─── DATASET EXTRACT ───

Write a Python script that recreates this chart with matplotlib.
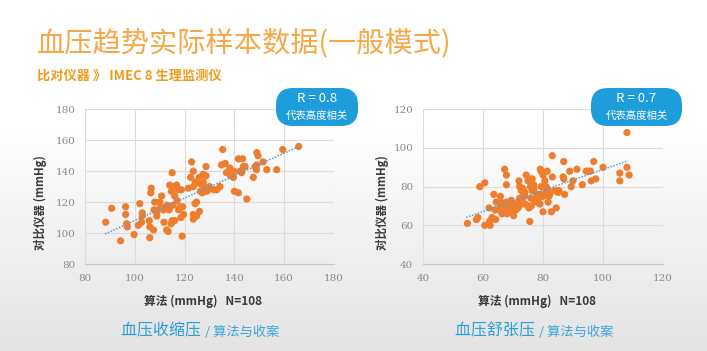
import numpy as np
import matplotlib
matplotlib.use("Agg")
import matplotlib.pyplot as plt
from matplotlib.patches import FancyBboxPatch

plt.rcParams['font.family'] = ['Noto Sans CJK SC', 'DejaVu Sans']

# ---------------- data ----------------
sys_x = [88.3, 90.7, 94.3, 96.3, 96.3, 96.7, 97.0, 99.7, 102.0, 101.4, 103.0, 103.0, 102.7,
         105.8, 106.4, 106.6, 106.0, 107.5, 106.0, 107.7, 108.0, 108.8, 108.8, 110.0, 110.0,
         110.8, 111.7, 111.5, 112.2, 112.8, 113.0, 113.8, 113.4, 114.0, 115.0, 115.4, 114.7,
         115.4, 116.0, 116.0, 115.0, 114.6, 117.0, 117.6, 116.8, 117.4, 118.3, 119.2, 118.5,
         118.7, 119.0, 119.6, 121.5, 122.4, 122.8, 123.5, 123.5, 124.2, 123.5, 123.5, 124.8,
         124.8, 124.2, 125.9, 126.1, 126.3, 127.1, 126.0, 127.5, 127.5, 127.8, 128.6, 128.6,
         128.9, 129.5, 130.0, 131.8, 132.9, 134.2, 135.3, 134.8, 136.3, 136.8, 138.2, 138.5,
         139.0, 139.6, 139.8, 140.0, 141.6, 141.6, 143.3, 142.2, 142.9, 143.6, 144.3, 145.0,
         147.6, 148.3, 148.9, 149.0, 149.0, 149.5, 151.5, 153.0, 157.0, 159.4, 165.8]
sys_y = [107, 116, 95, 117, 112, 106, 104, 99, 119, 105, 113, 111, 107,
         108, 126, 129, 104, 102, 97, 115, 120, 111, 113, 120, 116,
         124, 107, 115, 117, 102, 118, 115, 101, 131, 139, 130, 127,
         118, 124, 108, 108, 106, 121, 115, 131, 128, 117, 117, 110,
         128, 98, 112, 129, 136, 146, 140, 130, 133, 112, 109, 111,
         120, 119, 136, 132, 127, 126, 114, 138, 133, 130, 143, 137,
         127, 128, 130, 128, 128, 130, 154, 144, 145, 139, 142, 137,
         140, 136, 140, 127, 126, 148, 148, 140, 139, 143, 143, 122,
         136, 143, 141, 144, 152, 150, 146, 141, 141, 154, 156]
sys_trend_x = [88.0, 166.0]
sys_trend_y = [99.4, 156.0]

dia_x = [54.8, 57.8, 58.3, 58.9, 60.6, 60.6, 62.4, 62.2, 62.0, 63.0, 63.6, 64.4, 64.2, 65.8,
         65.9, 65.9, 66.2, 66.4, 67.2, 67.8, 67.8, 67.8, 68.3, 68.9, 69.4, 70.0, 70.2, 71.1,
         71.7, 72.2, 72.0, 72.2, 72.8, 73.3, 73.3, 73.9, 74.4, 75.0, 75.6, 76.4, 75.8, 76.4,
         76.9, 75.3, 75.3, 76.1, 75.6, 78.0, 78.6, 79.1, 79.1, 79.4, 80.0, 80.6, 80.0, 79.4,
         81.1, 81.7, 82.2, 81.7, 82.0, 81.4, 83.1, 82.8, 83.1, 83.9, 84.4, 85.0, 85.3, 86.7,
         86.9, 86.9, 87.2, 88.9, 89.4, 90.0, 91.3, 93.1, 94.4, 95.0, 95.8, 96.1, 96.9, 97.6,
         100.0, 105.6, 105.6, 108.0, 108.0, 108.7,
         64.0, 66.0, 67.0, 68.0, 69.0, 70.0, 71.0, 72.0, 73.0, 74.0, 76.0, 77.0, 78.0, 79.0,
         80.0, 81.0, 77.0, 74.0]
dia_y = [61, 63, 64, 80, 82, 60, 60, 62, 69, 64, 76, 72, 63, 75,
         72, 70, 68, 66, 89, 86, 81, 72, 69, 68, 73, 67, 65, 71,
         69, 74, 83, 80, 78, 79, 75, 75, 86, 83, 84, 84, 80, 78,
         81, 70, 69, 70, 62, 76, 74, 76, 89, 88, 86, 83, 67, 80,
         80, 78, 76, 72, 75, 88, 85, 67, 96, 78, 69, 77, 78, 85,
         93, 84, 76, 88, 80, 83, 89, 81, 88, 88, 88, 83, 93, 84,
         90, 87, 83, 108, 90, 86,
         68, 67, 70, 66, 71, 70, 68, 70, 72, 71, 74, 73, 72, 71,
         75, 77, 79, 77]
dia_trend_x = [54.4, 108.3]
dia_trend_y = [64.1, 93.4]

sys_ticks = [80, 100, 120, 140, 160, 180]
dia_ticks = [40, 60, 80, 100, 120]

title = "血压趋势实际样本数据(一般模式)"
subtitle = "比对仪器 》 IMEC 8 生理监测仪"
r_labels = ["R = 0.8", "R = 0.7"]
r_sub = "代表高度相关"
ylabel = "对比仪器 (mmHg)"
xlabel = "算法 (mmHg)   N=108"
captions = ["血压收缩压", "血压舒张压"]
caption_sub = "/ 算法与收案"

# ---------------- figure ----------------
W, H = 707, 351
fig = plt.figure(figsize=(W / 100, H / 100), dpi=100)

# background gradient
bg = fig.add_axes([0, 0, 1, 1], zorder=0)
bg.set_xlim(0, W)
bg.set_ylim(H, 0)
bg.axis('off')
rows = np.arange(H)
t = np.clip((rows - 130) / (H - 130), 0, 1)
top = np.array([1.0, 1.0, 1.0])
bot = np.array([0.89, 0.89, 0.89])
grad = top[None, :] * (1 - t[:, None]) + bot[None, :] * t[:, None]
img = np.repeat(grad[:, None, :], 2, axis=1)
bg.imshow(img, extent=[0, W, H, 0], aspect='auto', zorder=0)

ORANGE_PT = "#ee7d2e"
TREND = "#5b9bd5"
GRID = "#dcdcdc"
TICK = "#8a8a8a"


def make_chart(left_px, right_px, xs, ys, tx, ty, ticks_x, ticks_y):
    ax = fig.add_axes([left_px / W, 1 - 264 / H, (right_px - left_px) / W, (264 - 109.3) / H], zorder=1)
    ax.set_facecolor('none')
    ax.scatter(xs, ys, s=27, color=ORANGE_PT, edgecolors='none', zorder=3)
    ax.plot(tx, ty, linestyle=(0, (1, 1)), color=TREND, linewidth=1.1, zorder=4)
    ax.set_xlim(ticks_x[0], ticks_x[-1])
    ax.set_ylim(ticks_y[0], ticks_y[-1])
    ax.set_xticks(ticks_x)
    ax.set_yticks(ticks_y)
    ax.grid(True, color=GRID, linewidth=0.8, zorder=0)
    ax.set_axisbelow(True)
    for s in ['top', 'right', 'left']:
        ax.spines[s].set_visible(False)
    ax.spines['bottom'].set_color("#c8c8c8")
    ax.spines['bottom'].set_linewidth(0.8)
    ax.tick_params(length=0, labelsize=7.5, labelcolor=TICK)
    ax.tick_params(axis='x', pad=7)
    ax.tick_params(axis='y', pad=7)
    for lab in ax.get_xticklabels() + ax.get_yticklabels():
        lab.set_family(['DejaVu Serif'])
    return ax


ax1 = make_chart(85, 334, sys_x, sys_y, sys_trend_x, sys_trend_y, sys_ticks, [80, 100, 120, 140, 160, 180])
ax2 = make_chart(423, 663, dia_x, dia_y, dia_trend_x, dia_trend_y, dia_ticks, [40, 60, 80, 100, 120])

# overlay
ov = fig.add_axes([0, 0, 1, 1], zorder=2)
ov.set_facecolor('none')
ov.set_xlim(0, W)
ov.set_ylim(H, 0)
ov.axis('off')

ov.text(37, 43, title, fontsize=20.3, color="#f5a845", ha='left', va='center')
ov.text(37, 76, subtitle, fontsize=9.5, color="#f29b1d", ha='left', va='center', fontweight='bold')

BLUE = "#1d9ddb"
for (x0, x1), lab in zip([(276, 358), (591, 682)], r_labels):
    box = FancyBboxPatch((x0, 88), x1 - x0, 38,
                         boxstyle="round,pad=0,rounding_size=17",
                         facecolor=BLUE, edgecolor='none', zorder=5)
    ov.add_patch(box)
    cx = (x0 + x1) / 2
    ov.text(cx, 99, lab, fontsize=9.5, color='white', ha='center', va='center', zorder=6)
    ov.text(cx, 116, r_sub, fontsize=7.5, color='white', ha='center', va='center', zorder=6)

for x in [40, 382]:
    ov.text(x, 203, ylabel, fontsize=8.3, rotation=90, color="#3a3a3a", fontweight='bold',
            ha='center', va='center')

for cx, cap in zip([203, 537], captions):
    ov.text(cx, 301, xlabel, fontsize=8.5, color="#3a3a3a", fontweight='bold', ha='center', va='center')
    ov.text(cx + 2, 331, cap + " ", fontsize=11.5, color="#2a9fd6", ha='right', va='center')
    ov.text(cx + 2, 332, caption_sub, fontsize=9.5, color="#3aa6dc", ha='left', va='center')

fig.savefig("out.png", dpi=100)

───

*WHAT THIS TASK INVOLVES*: Emit the lines of the material exactly, from its first line to the line containing "sys_trend_y = [99.4, 156.0]", inclusive; leave every picture out.

*FINISHED ANSWER*:
Write a Python script that recreates this chart with matplotlib.
import numpy as np
import matplotlib
matplotlib.use("Agg")
import matplotlib.pyplot as plt
from matplotlib.patches import FancyBboxPatch

plt.rcParams['font.family'] = ['Noto Sans CJK SC', 'DejaVu Sans']

# ---------------- data ----------------
sys_x = [88.3, 90.7, 94.3, 96.3, 96.3, 96.7, 97.0, 99.7, 102.0, 101.4, 103.0, 103.0, 102.7,
         105.8, 106.4, 106.6, 106.0, 107.5, 106.0, 107.7, 108.0, 108.8, 108.8, 110.0, 110.0,
         110.8, 111.7, 111.5, 112.2, 112.8, 113.0, 113.8, 113.4, 114.0, 115.0, 115.4, 114.7,
         115.4, 116.0, 116.0, 115.0, 114.6, 117.0, 117.6, 116.8, 117.4, 118.3, 119.2, 118.5,
         118.7, 119.0, 119.6, 121.5, 122.4, 122.8, 123.5, 123.5, 124.2, 123.5, 123.5, 124.8,
         124.8, 124.2, 125.9, 126.1, 126.3, 127.1, 126.0, 127.5, 127.5, 127.8, 128.6, 128.6,
         128.9, 129.5, 130.0, 131.8, 132.9, 134.2, 135.3, 134.8, 136.3, 136.8, 138.2, 138.5,
         139.0, 139.6, 139.8, 140.0, 141.6, 141.6, 143.3, 142.2, 142.9, 143.6, 144.3, 145.0,
         147.6, 148.3, 148.9, 149.0, 149.0, 149.5, 151.5, 153.0, 157.0, 159.4, 165.8]
sys_y = [107, 116, 95, 117, 112, 106, 104, 99, 119, 105, 113, 111, 107,
         108, 126, 129, 104, 102, 97, 115, 120, 111, 113, 120, 116,
         124, 107, 115, 117, 102, 118, 115, 101, 131, 139, 130, 127,
         118, 124, 108, 108, 106, 121, 115, 131, 128, 117, 117, 110,
         128, 98, 112, 129, 136, 146, 140, 130, 133, 112, 109, 111,
         120, 119, 136, 132, 127, 126, 114, 138, 133, 130, 143, 137,
         127, 128, 130, 128, 128, 130, 154, 144, 145, 139, 142, 137,
         140, 136, 140, 127, 126, 148, 148, 140, 139, 143, 143, 122,
         136, 143, 141, 144, 152, 150, 146, 141, 141, 154, 156]
sys_trend_x = [88.0, 166.0]
sys_trend_y = [99.4, 156.0]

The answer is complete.